Aerobic Exercise Can Reduce The Risk Of Alzheimer’s


Regular aerobic exercise can help reduce the risk of developing Alzheimer’s to people who have a genetic predisposition to suffer from it, researchers from the University of Wisconsin-Madison (United States) have found, in a study published in the journal ‘Brain Plasticity ‘.

“This study is a significant step towards the development of an exercise prescription that protects the brain against Azheimer, even among people who were previously sedentary,” the researchers explained.


To carry out the work, the scientists analyzed 23 cognitively normal adults but with a family his tory or genetic risk of Alzheimer’s. All of them, who had a sedentary lifestyle, underwent a battery of evaluations, which included tests of cardiorespiratory fitness, measurement of daily physical activity, images of brain glucose metabolism (a measure of neuronal health) and cognitive function tests.

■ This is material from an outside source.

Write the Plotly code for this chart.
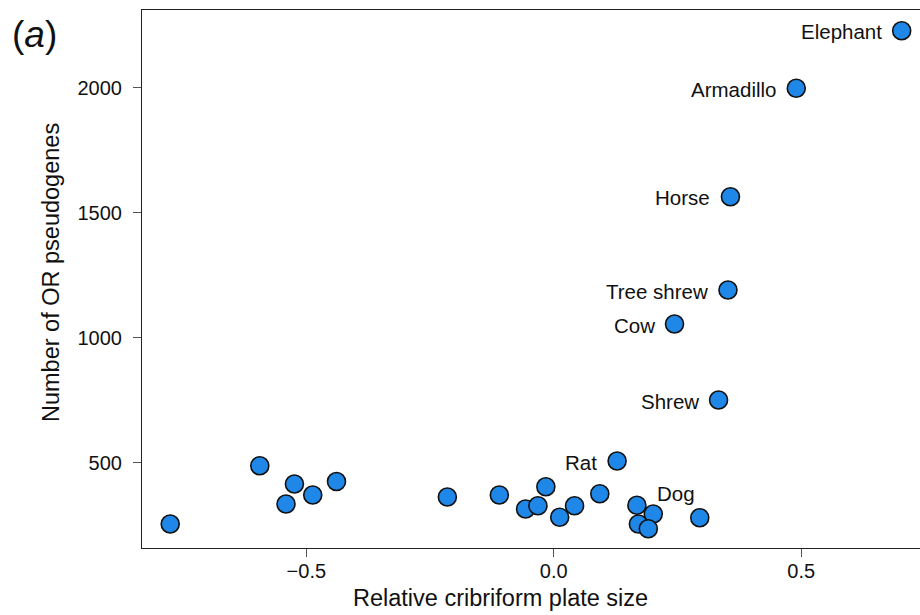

Half of the participants were randomly assigned to receive information on how to maintain an active lifestyle, while the other half participated in a moderate intensity treadmill training program, with a personal trainer, three times a week for 26 weeks

Compared to the participants who maintained their usual level of physical activity, people assigned to the active training program improved their cardiorespiratory fitness, spent less time without exercising after the training program ended and obtained better results in cognitive tests of the executive functioning, an aspect of cognition that is known to decrease with the progression of Alzheimer’s and that includes mental processes that allow people to plan, focus attention and remember instructions.

Likewise, the improvement in cardiorespiratory fitness of the participants was associated with an increase in cerebral glucose metabolism in the posterior cingulate cortex, an area of ​​the brain linked to Alzheimer’s. “This research shows that regular aerobic exercise can improve brain and cognitive functions that are particularly sensitive to the disease,” the researchers said.